水産物の安定供給を
昭和22年、北洋漁業が最盛期の頃、道内を基盤とした水産加工品の取扱商社として札幌で発足。その後拠点を函館に移し水産物の製造及び加工販売・輸出入・冷凍冷蔵倉庫での貯蔵保管など、水産総合商社としての事業を展開。近年は、海外にもネットワークを広げ、買付けと輸入にとどまらず、現地プロジェクトに参加し漁場の開拓や畜養の実施など、良質の水産物を確保し安定供給する事業に積極的に取り組んでいる。
より良い水産資源を高品質で提供
「函館と言えば、イカというイメージが強いかもしれませんが、当社では現在、海外事業に力を注いでおり、マグロ事業がその中心です」と話すのは、総務課長の小西英樹さん。アメリカ・韓国・中国に営業所を設立し拠点を確保。世界中でイカはもちろん、マグロやタコ、カニなど様々な良質の水産物を買付けて現地工場で加工、日本向けを中心に輸出している。海外で良い魚が獲れると聞けば、即座に現地視察に向かうという。

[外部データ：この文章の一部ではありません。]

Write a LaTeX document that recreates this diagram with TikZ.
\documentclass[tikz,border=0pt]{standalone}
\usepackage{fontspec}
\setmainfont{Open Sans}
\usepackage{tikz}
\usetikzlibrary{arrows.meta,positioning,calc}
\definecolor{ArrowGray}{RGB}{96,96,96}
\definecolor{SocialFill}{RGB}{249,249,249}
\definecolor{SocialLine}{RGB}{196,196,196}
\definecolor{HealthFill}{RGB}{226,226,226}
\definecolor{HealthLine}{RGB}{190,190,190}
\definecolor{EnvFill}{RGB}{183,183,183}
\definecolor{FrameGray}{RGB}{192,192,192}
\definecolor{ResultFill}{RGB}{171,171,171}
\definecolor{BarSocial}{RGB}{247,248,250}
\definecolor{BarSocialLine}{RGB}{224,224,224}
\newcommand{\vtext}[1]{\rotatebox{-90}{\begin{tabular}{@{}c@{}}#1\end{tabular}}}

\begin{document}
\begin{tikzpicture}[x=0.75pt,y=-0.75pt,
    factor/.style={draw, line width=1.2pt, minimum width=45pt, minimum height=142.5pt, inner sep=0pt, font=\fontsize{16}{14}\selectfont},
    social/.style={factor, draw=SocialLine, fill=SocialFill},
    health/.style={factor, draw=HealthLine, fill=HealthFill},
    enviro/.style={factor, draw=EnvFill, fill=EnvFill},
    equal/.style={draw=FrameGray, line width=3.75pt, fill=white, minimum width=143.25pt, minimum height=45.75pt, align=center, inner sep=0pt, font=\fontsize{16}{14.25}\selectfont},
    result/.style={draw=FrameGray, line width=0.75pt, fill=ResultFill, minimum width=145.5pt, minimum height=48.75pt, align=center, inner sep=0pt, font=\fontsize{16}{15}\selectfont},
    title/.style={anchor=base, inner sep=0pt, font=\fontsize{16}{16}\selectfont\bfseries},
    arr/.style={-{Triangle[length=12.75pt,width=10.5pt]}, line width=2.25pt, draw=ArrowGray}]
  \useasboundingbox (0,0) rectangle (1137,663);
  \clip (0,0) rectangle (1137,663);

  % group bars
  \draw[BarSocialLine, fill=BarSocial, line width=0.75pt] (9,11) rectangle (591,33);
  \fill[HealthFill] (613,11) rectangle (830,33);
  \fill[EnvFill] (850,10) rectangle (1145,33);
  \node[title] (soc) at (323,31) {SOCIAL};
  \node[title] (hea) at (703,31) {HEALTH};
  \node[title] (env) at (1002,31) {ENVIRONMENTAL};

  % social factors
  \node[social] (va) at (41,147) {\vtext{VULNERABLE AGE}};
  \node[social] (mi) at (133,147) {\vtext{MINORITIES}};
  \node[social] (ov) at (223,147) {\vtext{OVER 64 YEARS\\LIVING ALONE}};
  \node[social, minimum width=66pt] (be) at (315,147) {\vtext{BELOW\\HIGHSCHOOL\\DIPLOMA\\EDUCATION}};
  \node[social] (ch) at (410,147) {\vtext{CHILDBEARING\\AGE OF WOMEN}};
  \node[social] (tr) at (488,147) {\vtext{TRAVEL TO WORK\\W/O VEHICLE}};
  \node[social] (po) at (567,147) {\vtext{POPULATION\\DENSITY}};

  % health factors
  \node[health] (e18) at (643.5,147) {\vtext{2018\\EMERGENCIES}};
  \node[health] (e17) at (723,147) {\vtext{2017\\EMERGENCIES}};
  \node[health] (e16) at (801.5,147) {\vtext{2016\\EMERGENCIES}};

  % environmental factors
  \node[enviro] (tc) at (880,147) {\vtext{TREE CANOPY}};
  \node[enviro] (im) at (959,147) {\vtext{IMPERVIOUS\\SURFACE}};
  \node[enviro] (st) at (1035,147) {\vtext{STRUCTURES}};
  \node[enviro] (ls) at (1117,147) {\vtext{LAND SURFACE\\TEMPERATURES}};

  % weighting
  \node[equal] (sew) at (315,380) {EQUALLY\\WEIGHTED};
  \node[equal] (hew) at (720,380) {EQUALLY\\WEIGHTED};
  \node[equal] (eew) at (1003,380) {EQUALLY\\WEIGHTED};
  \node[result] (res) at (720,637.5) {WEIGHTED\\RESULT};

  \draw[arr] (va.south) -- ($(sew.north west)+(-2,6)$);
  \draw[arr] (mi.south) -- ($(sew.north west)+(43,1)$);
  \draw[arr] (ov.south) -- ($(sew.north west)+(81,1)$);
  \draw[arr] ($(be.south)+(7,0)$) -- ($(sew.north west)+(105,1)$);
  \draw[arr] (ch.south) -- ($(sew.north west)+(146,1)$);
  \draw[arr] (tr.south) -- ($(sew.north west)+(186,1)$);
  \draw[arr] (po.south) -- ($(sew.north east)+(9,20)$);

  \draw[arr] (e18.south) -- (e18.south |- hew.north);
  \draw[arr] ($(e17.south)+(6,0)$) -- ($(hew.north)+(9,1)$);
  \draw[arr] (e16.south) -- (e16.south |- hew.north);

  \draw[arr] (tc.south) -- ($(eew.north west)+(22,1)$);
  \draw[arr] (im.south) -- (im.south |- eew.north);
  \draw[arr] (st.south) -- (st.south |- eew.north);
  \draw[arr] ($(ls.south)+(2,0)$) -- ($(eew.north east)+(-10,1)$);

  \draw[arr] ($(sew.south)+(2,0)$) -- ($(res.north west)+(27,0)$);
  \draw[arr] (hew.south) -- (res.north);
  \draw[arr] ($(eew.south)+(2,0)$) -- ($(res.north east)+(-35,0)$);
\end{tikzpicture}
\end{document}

モロッコ、メキシコ、マルタ島で展開しているマグロ事業では、現地の企業と合弁会社を設立。捕獲場所とマグロの状態に合わせた独特の加工技術を展開している。例えばマルタ島では沿岸の生簀で3〜4ヶ月畜養し魚質のばらつきをなくす工夫、あるいは生きたまま洋上で加工処理を施すなど、品質を高く保つ方法をとっている。このように最高の状態で捕獲・加工されたマグロは、超低温保冷(-60℃以下)で鮮度を保持したまま全国各地へ出荷されており、最終加工業者からも高い評価を受けている。
「最終消費地は今のところ日本が大半ですが、アメリカや韓国への出荷も増えてきています。さらに多くの海外諸国への販路拡大に努力する毎日です」とのこと。
消費者の手元に届く道水ブランドの確立
平成17年には市内の拠点に大型凍結機を導入し、世界から集められた新鮮な食材は、それらの冷凍・冷蔵施設で厳密な温度調整や衛生管理の下で保管され、函館から全国へ配送されている。「今は変革の時期。業者バイヤーから一般消費者へと販売ターゲットを拡げ、食品加工にも力を入れていきます」と言う。本業は卸売事業ではあるが、消費者に直接販売することによって、消費者のニーズを把握する目的で、海外で選りすぐった食材や日本近海で獲れた新鮮な水産物を吟味買付し、独自のノウハウを駆使して自社工場で製品化、道水ブランドとして全国販売している。平成14年には本社併設の加工製造工場を大野町(現北斗市)に移転。大型の営業冷凍倉庫を隣接した「はこだて工場」で、伝統の技術と最新の設備、清潔な環境の中で、安心・安全な製品づくりを目指す。
一方で通信販売のホームページを開設、EC(電子市場)への取り組みを開始する予定。
食の安心・安全など、トレーサビリティー(履歴管理)の必要性が重要視されている昨今、安全性の確保に万全を期しつつ、独自の加工法とこだわりの味付けで作られる高品質かつ独創的な商品で、広く一般に支持される道水ブランドを確立したいと言う。函館名産のイカを使った全く新しい商品や、高級食材を用い、新鮮さにこだわった新たな製品開発にも着手しているそうだ。
バイオ産業と言う名の地産名産づくり
道水では、地元企業と協力し、有限会社バイオクリエイトを平成16年に設立。新たな事業として、函館地産の水産物に特化した製品開発、バイオへの取り組みに積極的に参画。北大水産学部の研究者を招き、地元企業とともに「水産研修会」を設立、様々な可能性を探っている。その中で最近健康食品として注目を浴び始めた地場産の“がごめ昆布”の用途開発に努め、その優れた成分を活かした栄養補助食品や化粧品などの製品化に成功。ホームページなどを通じての販売も始めている。
今後も、新たなニーズを発見し、それに応える地場の物を生かした付加価値のある名産品を生み出していきたいと、地元企業との密接な協力のもとで新しい商品展開を進めている。